When this problem statement is juxtaposed against another common concern, we frequently hear, “Our teams are not performing the way we need them to, and we think we have a major gap in our first-line leader talent pipeline.” This mindset creates one of the most pressing conundrums in business today. Left unsolved, this issue undermines daily operational performance, execution of new or evolving strategies, and the fundamental talent pipeline critical to growth and expansion.
We will present viable options to this challenge in our outcomes-based coaching series.
Question to ponder:
- How are you or your company currently equipping your front-line leaders to successfully address their responsibility for the overall performance and growth of their teams?
Surely the best method for identifying top performer outcomes is to watch top performers. It sounds simple, but it works. By watch them, we mean to observe them as they do their work in their normal work environment.
If the normal work environment is a call center, then sit next to them, listen to calls, and watch how they use their IT systems and any documentation around them. Pay particular attention to any handwritten job aids. If a top performer thinks something is important enough to write down, then it usually is a critical item that would benefit other performers.
If the normal work environment requires interfacing with customers (e.g., an outside sales rep) then the ideal method is to accompany the reps on customer calls. See what they do before, during, and after each customer interaction. For instance, what notes do they take and how do they document any follow-actions?

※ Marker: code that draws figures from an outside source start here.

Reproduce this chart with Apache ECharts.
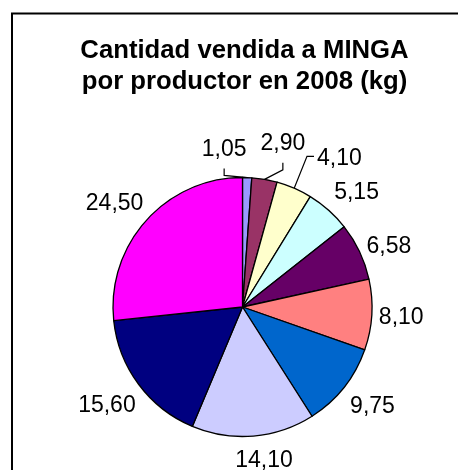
<!DOCTYPE html>
<html>
<head>
<meta charset="utf-8">
<script src="https://cdn.jsdelivr.net/npm/echarts@6/dist/echarts.min.js"></script>
<style>
  html, body { margin: 0; padding: 0; background: #fff; }
  #chart { width: 458px; height: 470px; }
</style>
</head>
<body>
<div id="chart"></div>
<script>
// Kilos sold to MINGA by each producer in 2008
const productores = ['Productor 1', 'Productor 2', 'Productor 3', 'Productor 4', 'Productor 5',
                     'Productor 6', 'Productor 7', 'Productor 8', 'Productor 9', 'Productor 10'];
const ventasKg = [1.05, 2.90, 4.10, 5.15, 6.58, 8.10, 9.75, 14.10, 15.60, 24.50];
const colores = ['#9999FF', '#993366', '#FFFFCC', '#CCFFFF', '#660066',
                 '#FF8080', '#0066CC', '#CCCCFF', '#000080', '#FF00FF'];
const titulo = 'Cantidad vendida a MINGA\npor productor en 2008 (kg)';

// Label placement: extra gap beyond the rim and sideways shift (px)
const labelGap   = [15, 23, 26, 8.5, 3.5, 6.6, 9.3, 11.6, 8, 5.4];
const labelShift = [-24, 12, 29.5, 9, 8, 1.6, -3, -8.4, 2, -9];
const withLeader = [true, true, true, false, false, false, false, false, false, false];

const FONT = '"Liberation Sans", Arial, Helvetica, sans-serif';
const CX = 242.5, CY = 307, R = 129.5;

const total = ventasKg.reduce((a, b) => a + b, 0);
const before = [];
ventasKg.reduce((acc, v, i) => { before[i] = acc; return acc + v; }, 0);

const chart = echarts.init(document.getElementById('chart'), null, { renderer: 'canvas' });

chart.setOption({
  backgroundColor: '#fff',
  animation: false,
  graphic: [
    {
      type: 'rect',
      shape: { x: 12, y: 13.5, width: 600, height: 600 },
      style: { fill: 'none', stroke: '#000', lineWidth: 2 },
      silent: true
    },
    {
      type: 'text',
      x: 244.5,
      y: 35,
      style: {
        text: titulo,
        font: 'bold 25.7px ' + FONT,
        textAlign: 'center',
        textVerticalAlign: 'top',
        lineHeight: 31,
        fill: '#000'
      },
      silent: true
    }
  ],
  series: [{
    type: 'pie',
    center: [CX, CY],
    radius: R,
    startAngle: 90,
    clockwise: true,
    avoidLabelOverlap: false,
    silent: true,
    emphasis: { disabled: true },
    itemStyle: { borderColor: '#000', borderWidth: 1.3 },
    label: {
      show: true,
      position: 'outside',
      color: '#000',
      fontSize: 23,
      fontFamily: FONT,
      formatter: p => p.value.toFixed(2).replace('.', ',')
    },
    labelLine: { show: false, lineStyle: { color: '#000', width: 1.2 } },
    labelLayout: function (params) {
      const i = params.dataIndex;
      const theta = 2 * Math.PI * (before[i] + ventasKg[i] / 2) / total;
      const dx = Math.sin(theta), dy = -Math.cos(theta);
      const tx = Math.cos(theta), ty = Math.sin(theta);
      const w = params.labelRect.width, h = params.labelRect.height;
      const ext = Math.abs(dx) * w / 2 + Math.abs(dy) * h / 2;
      const d = R + labelGap[i] + ext;
      const x = CX + dx * d + tx * labelShift[i];
      const y = CY + dy * d + ty * labelShift[i];
      const out = { x: x, y: y, align: 'center', verticalAlign: 'middle' };
      if (withLeader[i]) {
        const rim = [CX + dx * R, CY + dy * R];
        if (Math.abs(dy) > 0.95) {
          out.labelLinePoints = [rim, [x, y + 26], [x, y + 19]];
        } else {
          const left = x - w / 2;
          out.labelLinePoints = [rim, [left - 10, y - 2], [left - 3, y - 2]];
        }
      }
      return out;
    },
    data: ventasKg.map((v, i) => ({
      name: productores[i],
      value: v,
      itemStyle: { color: colores[i] },
      labelLine: { show: withLeader[i] }
    }))
  }]
});
</script>
</body>
</html>
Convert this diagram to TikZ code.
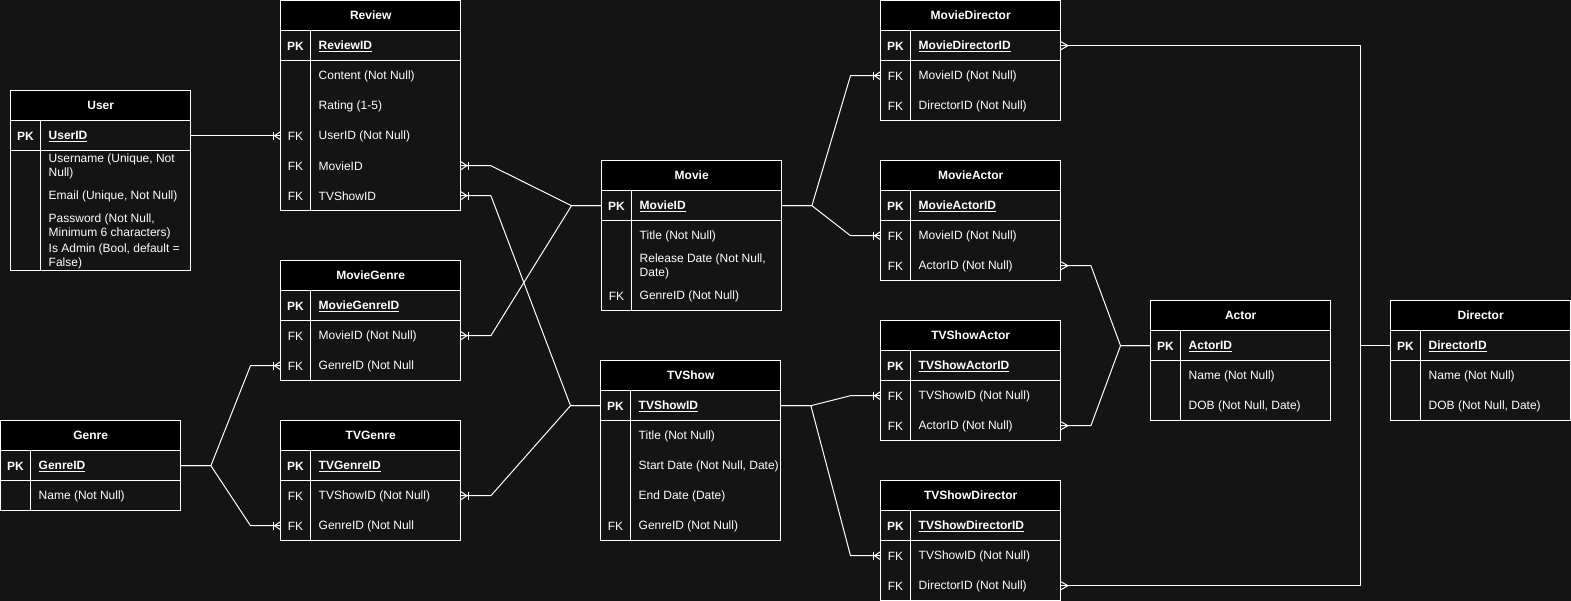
\documentclass[tikz,border=0pt]{standalone}
\usepackage{fontspec}
\setmainfont{Liberation Sans}
\definecolor{bg}{RGB}{20,20,20}
\tikzset{
  tbl/.style={draw=white, line width=1pt},
  hdr/.style={fill=black, text=white, font=\fontsize{12}{14}\selectfont\bfseries, minimum width=180pt, minimum height=30pt, inner sep=0pt},
  rowbox/.style={minimum width=180pt, minimum height=30pt, inner sep=0pt, draw=none},
  keytext/.style={text=white, inner sep=0pt},
  fieldtext/.style={text=white, inner sep=0pt, align=left},
  conn/.style={draw=white, line width=1pt, line join=round},
}
\newcommand\erhead[4]{\node[hdr, anchor=north west] (#1) at (#2,#3) {#4};}
\newcommand\errow[5]{%
  \node[rowbox, anchor=north west] (#1) at (#2,#3) {};
  \node[keytext] (#1-k) at ([xshift=15pt,yshift=-0.8pt]#1.west) {#4};
  \node[fieldtext, anchor=west] (#1-t) at ([xshift=38pt,yshift=-0.8pt]#1.west) {#5};}
\newcommand\erframe[3]{%
  \draw[tbl] (#1,#2) rectangle (#1+180,#2+60+30*#3);
  \draw[tbl] (#1,#2+30) -- (#1+180,#2+30);
  \draw[tbl] (#1,#2+60) -- (#1+180,#2+60);
  \draw[tbl] (#1+30,#2+30) -- (#1+30,#2+60+30*#3);}
\newcommand\crowbar[2]{%
  \begin{scope}[shift={(#1)}, xscale=#2]
    \draw[conn] (0,4pt) -- (6pt,0) -- (0,-4pt);
    \draw[conn] (7.5pt,4pt) -- (7.5pt,-4pt);
  \end{scope}}
\newcommand\crowmany[2]{%
  \begin{scope}[shift={(#1)}, xscale=#2]
    \draw[conn] (0,4pt) -- (7pt,0) -- (0,-4pt);
  \end{scope}}
\newcommand\PK{\textbf{PK}}
\newcommand\pkf[1]{\textbf{\underline{#1}}}
\begin{document}
\begin{tikzpicture}[x=1pt, y=-1pt, font=\fontsize{12}{14}\selectfont]
\useasboundingbox (-0.5,-0.5) rectangle (1570.5,600.5);
\fill[bg] (-0.5,-0.5) rectangle (1570.5,600.5);

% ---------- User
\erhead{user}{10}{90}{User}
\errow{user-pk}{10}{120}{\PK}{\pkf{UserID}}
\errow{user-name}{10}{150}{}{Username (Unique, Not\\Null)}
\errow{user-email}{10}{180}{}{Email (Unique, Not Null)}
\errow{user-pw}{10}{210}{}{Password (Not Null,\\Minimum 6 characters)}
\errow{user-admin}{10}{240}{}{Is Admin (Bool, default =\\False)}
\erframe{10}{90}{4}

% ---------- Review
\erhead{review}{280}{0}{Review}
\errow{review-pk}{280}{30}{\PK}{\pkf{ReviewID}}
\errow{review-content}{280}{60}{}{Content (Not Null)}
\errow{review-rating}{280}{90}{}{Rating (1-5)}
\errow{review-userid}{280}{120}{FK}{UserID (Not Null)}
\errow{review-movieid}{280}{150}{FK}{MovieID}
\errow{review-tvshowid}{280}{180}{FK}{TVShowID}
\erframe{280}{0}{5}

% ---------- MovieGenre
\erhead{mg}{280}{260}{MovieGenre}
\errow{mg-pk}{280}{290}{\PK}{\pkf{MovieGenreID}}
\errow{mg-movieid}{280}{320}{FK}{MovieID (Not Null)}
\errow{mg-genreid}{280}{350}{FK}{GenreID (Not Null}
\erframe{280}{260}{2}

% ---------- Genre
\erhead{genre}{0}{420}{Genre}
\errow{genre-pk}{0}{450}{\PK}{\pkf{GenreID}}
\errow{genre-name}{0}{480}{}{Name (Not Null)}
\erframe{0}{420}{1}

% ---------- TVGenre
\erhead{tg}{280}{420}{TVGenre}
\errow{tg-pk}{280}{450}{\PK}{\pkf{TVGenreID}}
\errow{tg-tvshowid}{280}{480}{FK}{TVShowID (Not Null)}
\errow{tg-genreid}{280}{510}{FK}{GenreID (Not Null}
\erframe{280}{420}{2}

% ---------- Movie
\erhead{movie}{601}{160}{Movie}
\errow{movie-pk}{601}{190}{\PK}{\pkf{MovieID}}
\errow{movie-title}{601}{220}{}{Title (Not Null)}
\errow{movie-release}{601}{250}{}{Release Date (Not Null,\\Date)}
\errow{movie-genreid}{601}{280}{FK}{GenreID (Not Null)}
\erframe{601}{160}{3}

% ---------- TVShow
\erhead{tvshow}{600}{360}{TVShow}
\errow{tvshow-pk}{600}{390}{\PK}{\pkf{TVShowID}}
\errow{tvshow-title}{600}{420}{}{Title (Not Null)}
\errow{tvshow-start}{600}{450}{}{Start Date (Not Null, Date)}
\errow{tvshow-end}{600}{480}{}{End Date (Date)}
\errow{tvshow-genreid}{600}{510}{FK}{GenreID (Not Null)}
\erframe{600}{360}{4}

% ---------- MovieDirector
\erhead{md}{880}{0}{MovieDirector}
\errow{md-pk}{880}{30}{\PK}{\pkf{MovieDirectorID}}
\errow{md-movieid}{880}{60}{FK}{MovieID (Not Null)}
\errow{md-directorid}{880}{90}{FK}{DirectorID (Not Null)}
\erframe{880}{0}{2}

% ---------- MovieActor
\erhead{ma}{880}{160}{MovieActor}
\errow{ma-pk}{880}{190}{\PK}{\pkf{MovieActorID}}
\errow{ma-movieid}{880}{220}{FK}{MovieID (Not Null)}
\errow{ma-actorid}{880}{250}{FK}{ActorID (Not Null)}
\erframe{880}{160}{2}

% ---------- TVShowActor
\erhead{ta}{880}{320}{TVShowActor}
\errow{ta-pk}{880}{350}{\PK}{\pkf{TVShowActorID}}
\errow{ta-tvshowid}{880}{380}{FK}{TVShowID (Not Null)}
\errow{ta-actorid}{880}{410}{FK}{ActorID (Not Null)}
\erframe{880}{320}{2}

% ---------- TVShowDirector
\erhead{td}{880}{480}{TVShowDirector}
\errow{td-pk}{880}{510}{\PK}{\pkf{TVShowDirectorID}}
\errow{td-tvshowid}{880}{540}{FK}{TVShowID (Not Null)}
\errow{td-directorid}{880}{570}{FK}{DirectorID (Not Null)}
\erframe{880}{480}{2}

% ---------- Actor
\erhead{actor}{1150}{300}{Actor}
\errow{actor-pk}{1150}{330}{\PK}{\pkf{ActorID}}
\errow{actor-name}{1150}{360}{}{Name (Not Null)}
\errow{actor-dob}{1150}{390}{}{DOB (Not Null, Date)}
\erframe{1150}{300}{2}

% ---------- Director
\erhead{director}{1390}{300}{Director}
\errow{director-pk}{1390}{330}{\PK}{\pkf{DirectorID}}
\errow{director-name}{1390}{360}{}{Name (Not Null)}
\errow{director-dob}{1390}{390}{}{DOB (Not Null, Date)}
\erframe{1390}{300}{2}

% ---------- Connectors
\draw[conn] (user-pk.east) -- (review-userid.west);
\crowbar{review-userid.west}{-1}

\draw[conn] (review-movieid.east) -- ++(30pt,0) -- ([xshift=-30pt]movie-pk.west) -- (movie-pk.west);
\crowbar{review-movieid.east}{1}

\draw[conn] (review-tvshowid.east) -- ++(30pt,0) -- ([xshift=-30pt]tvshow-pk.west) -- (tvshow-pk.west);
\crowbar{review-tvshowid.east}{1}

\draw[conn] (mg-movieid.east) -- ++(30pt,0) -- ([xshift=-30pt]movie-pk.west) -- (movie-pk.west);
\crowbar{mg-movieid.east}{1}

\draw[conn] (genre-pk.east) -- ++(30pt,0) -- ([xshift=-30pt]mg-genreid.west) -- (mg-genreid.west);
\crowbar{mg-genreid.west}{-1}

\draw[conn] (genre-pk.east) -- ++(30pt,0) -- ([xshift=-30pt]tg-genreid.west) -- (tg-genreid.west);
\crowbar{tg-genreid.west}{-1}

\draw[conn] (tg-tvshowid.east) -- ++(30pt,0) -- ([xshift=-30pt]tvshow-pk.west) -- (tvshow-pk.west);
\crowbar{tg-tvshowid.east}{1}

\draw[conn] (movie-pk.east) -- ++(30pt,0) -- ([xshift=-30pt]md-movieid.west) -- (md-movieid.west);
\crowbar{md-movieid.west}{-1}

\draw[conn] (movie-pk.east) -- ++(30pt,0) -- ([xshift=-30pt]ma-movieid.west) -- (ma-movieid.west);
\crowbar{ma-movieid.west}{-1}

\draw[conn] (tvshow-pk.east) -- ++(30pt,0) -- ([xshift=-30pt]ta-tvshowid.west) -- (ta-tvshowid.west);
\crowbar{ta-tvshowid.west}{-1}

\draw[conn] (tvshow-pk.east) -- ++(30pt,0) -- ([xshift=-30pt]td-tvshowid.west) -- (td-tvshowid.west);
\crowbar{td-tvshowid.west}{-1}

\draw[conn] (ma-actorid.east) -- ++(30pt,0) -- ([xshift=-30pt]actor-pk.west) -- (actor-pk.west);
\crowmany{ma-actorid.east}{1}

\draw[conn] (ta-actorid.east) -- ++(30pt,0) -- ([xshift=-30pt]actor-pk.west) -- (actor-pk.west);
\crowmany{ta-actorid.east}{1}

\draw[conn] (md-pk.east) -| ([xshift=-30pt]director-pk.west) -- (director-pk.west);
\crowmany{md-pk.east}{1}

\draw[conn] (td-directorid.east) -| ([xshift=-30pt]director-pk.west) -- (director-pk.west);
\crowmany{td-directorid.east}{1}
\end{tikzpicture}
\end{document}
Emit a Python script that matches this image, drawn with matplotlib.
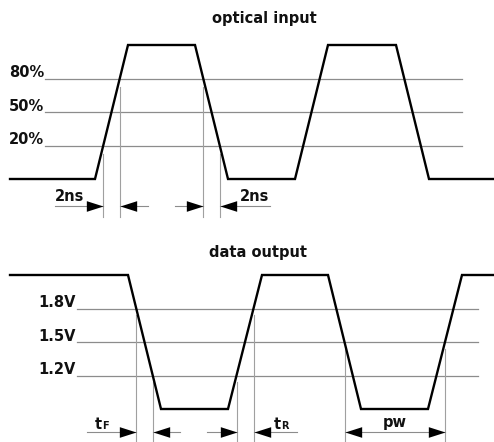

Sometimes the normal work environment is challenging for observations. We’ve worked with top performers everywhere from refineries where we had to take special training and don lots of protective gear to tugboats escorting loaded tankers through Alaskan waters in winter temperatures and very uncomfortable sea conditions. But in every case, we’ve learned a tremendous amount from being present with the top performer and seeing firsthand all of the hints and tricks they leverage.
Questions to ponder:
– Where do your top performers work their magic? Have you observed them as they do their work? What have you learned from your observations?